What to work on -> Quote the whole listing word for word. Do not include the pictures.

--- Given data ---

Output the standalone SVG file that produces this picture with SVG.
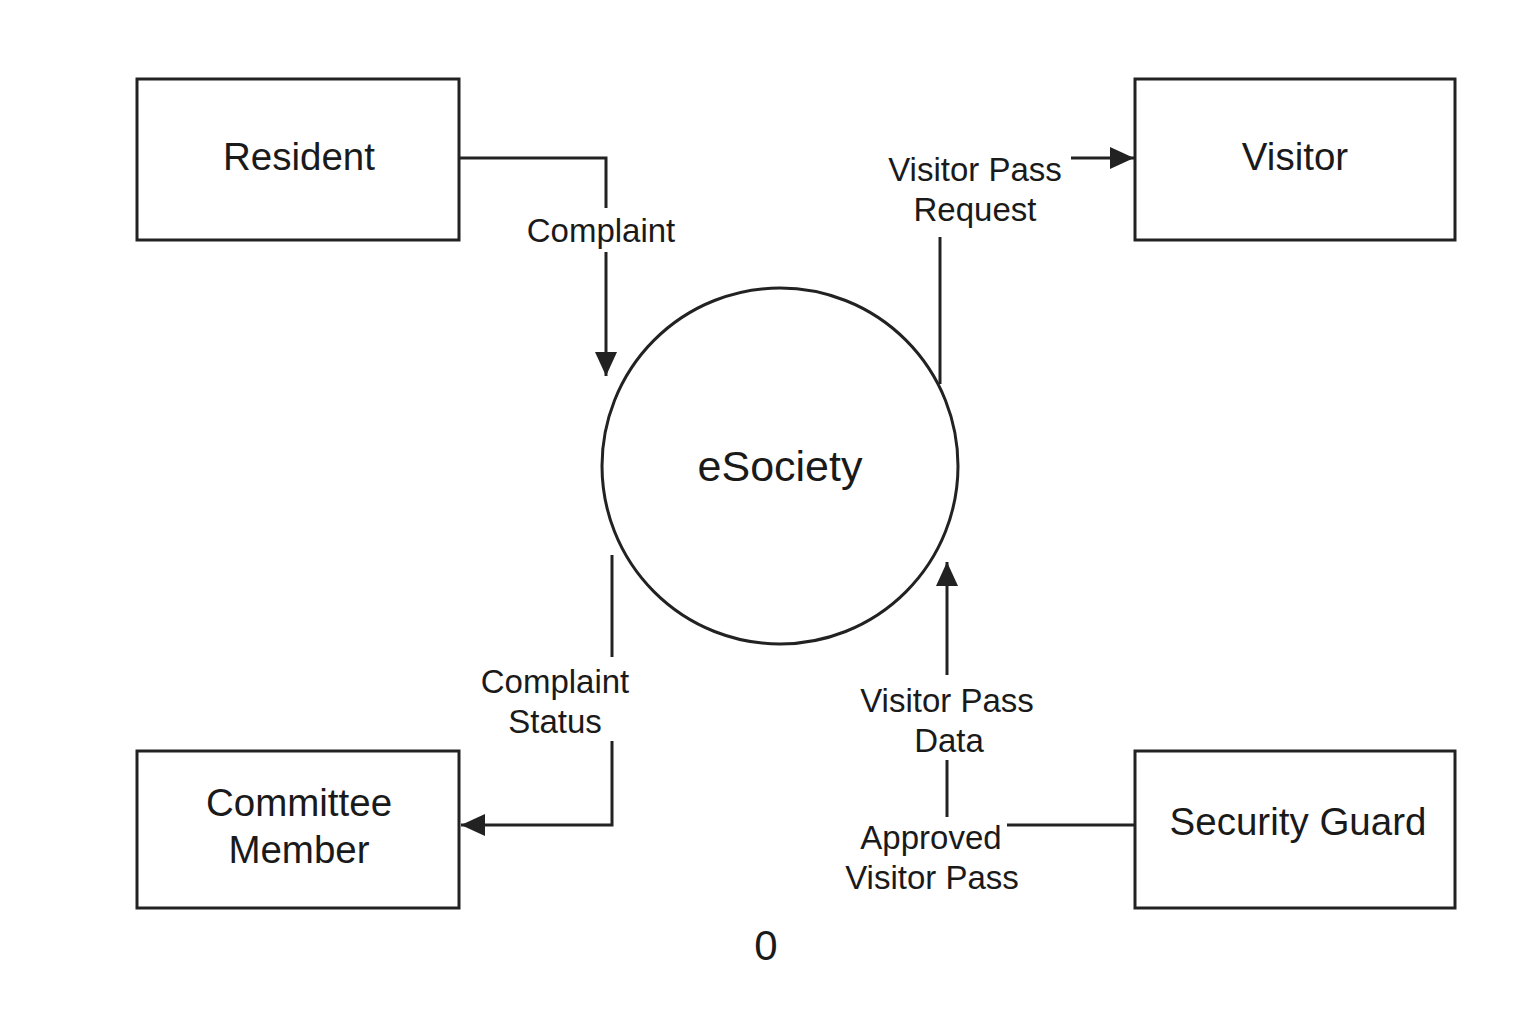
<svg xmlns="http://www.w3.org/2000/svg" width="1536" height="1024" viewBox="0 0 1536 1024">
<style>
.box{fill:#fff;stroke:#222;stroke-width:3}
.proc{fill:#fff;stroke:#222;stroke-width:3}
.line{fill:none;stroke:#222;stroke-width:3}
.t{font-family:"Liberation Sans",Arial,sans-serif;fill:#1a1a1a;text-anchor:middle}
.big{font-size:38.5px}
.lbl{font-size:33px}
</style>
<defs>
<marker id="arr" viewBox="0 0 24 24" refX="24" refY="12" markerWidth="24" markerHeight="24" markerUnits="userSpaceOnUse" orient="auto">
<path d="M0,1 L24,12 L0,23 Z" fill="#222"/>
</marker>
</defs>
<rect width="1536" height="1024" fill="#fff"/>
<g id="connectors">
<path class="line" d="M459,158 H606 V208"/>
<path class="line" d="M606,252 V376" marker-end="url(#arr)"/>
<path class="line" d="M940,384 V237"/>
<path class="line" d="M1071,158 H1134" marker-end="url(#arr)"/>
<path class="line" d="M612,555 V657"/>
<path class="line" d="M612,741 V825 H461" marker-end="url(#arr)"/>
<path class="line" d="M1135,825 H1007"/>
<path class="line" d="M947,817 V760"/>
<path class="line" d="M947,675 V562" marker-end="url(#arr)"/>
<text class="t lbl" x="601" y="242">Complaint</text>
<text class="t lbl" x="975" y="181">Visitor Pass</text>
<text class="t lbl" x="975" y="221">Request</text>
<text class="t lbl" x="555" y="693">Complaint</text>
<text class="t lbl" x="555" y="733">Status</text>
<text class="t lbl" x="947" y="712">Visitor Pass</text>
<text class="t lbl" x="949" y="752">Data</text>
<text class="t lbl" x="931" y="849">Approved</text>
<text class="t lbl" x="932" y="889">Visitor Pass</text>
</g>
<g id="resident">
<rect class="box" x="137" y="79" width="322" height="161"/>
<text class="t big" x="299" y="170">Resident</text>
</g>
<g id="visitor">
<rect class="box" x="1135" y="79" width="320" height="161"/>
<text class="t big" x="1295" y="170">Visitor</text>
</g>
<g id="committee">
<rect class="box" x="137" y="751" width="322" height="157"/>
<text class="t big" x="299" y="816">Committee</text>
<text class="t big" x="299" y="863">Member</text>
</g>
<g id="security">
<rect class="box" x="1135" y="751" width="320" height="157"/>
<text class="t big" x="1298" y="835">Security Guard</text>
</g>
<g id="esociety">
<circle class="proc" cx="780" cy="466" r="178"/>
<text class="t" style="font-size:43px" x="780" y="481">eSociety</text>
</g>
<text class="t" style="font-size:42px" x="766" y="960">0</text>
</svg>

---

Full answer ->
Output the standalone SVG file that produces this picture with SVG.
<svg xmlns="http://www.w3.org/2000/svg" width="1536" height="1024" viewBox="0 0 1536 1024">
<style>
.box{fill:#fff;stroke:#222;stroke-width:3}
.proc{fill:#fff;stroke:#222;stroke-width:3}
.line{fill:none;stroke:#222;stroke-width:3}
.t{font-family:"Liberation Sans",Arial,sans-serif;fill:#1a1a1a;text-anchor:middle}
.big{font-size:38.5px}
.lbl{font-size:33px}
</style>
<defs>
<marker id="arr" viewBox="0 0 24 24" refX="24" refY="12" markerWidth="24" markerHeight="24" markerUnits="userSpaceOnUse" orient="auto">
<path d="M0,1 L24,12 L0,23 Z" fill="#222"/>
</marker>
</defs>
<rect width="1536" height="1024" fill="#fff"/>
<g id="connectors">
<path class="line" d="M459,158 H606 V208"/>
<path class="line" d="M606,252 V376" marker-end="url(#arr)"/>
<path class="line" d="M940,384 V237"/>
<path class="line" d="M1071,158 H1134" marker-end="url(#arr)"/>
<path class="line" d="M612,555 V657"/>
<path class="line" d="M612,741 V825 H461" marker-end="url(#arr)"/>
<path class="line" d="M1135,825 H1007"/>
<path class="line" d="M947,817 V760"/>
<path class="line" d="M947,675 V562" marker-end="url(#arr)"/>
<text class="t lbl" x="601" y="242">Complaint</text>
<text class="t lbl" x="975" y="181">Visitor Pass</text>
<text class="t lbl" x="975" y="221">Request</text>
<text class="t lbl" x="555" y="693">Complaint</text>
<text class="t lbl" x="555" y="733">Status</text>
<text class="t lbl" x="947" y="712">Visitor Pass</text>
<text class="t lbl" x="949" y="752">Data</text>
<text class="t lbl" x="931" y="849">Approved</text>
<text class="t lbl" x="932" y="889">Visitor Pass</text>
</g>
<g id="resident">
<rect class="box" x="137" y="79" width="322" height="161"/>
<text class="t big" x="299" y="170">Resident</text>
</g>
<g id="visitor">
<rect class="box" x="1135" y="79" width="320" height="161"/>
<text class="t big" x="1295" y="170">Visitor</text>
</g>
<g id="committee">
<rect class="box" x="137" y="751" width="322" height="157"/>
<text class="t big" x="299" y="816">Committee</text>
<text class="t big" x="299" y="863">Member</text>
</g>
<g id="security">
<rect class="box" x="1135" y="751" width="320" height="157"/>
<text class="t big" x="1298" y="835">Security Guard</text>
</g>
<g id="esociety">
<circle class="proc" cx="780" cy="466" r="178"/>
<text class="t" style="font-size:43px" x="780" y="481">eSociety</text>
</g>
<text class="t" style="font-size:42px" x="766" y="960">0</text>
</svg>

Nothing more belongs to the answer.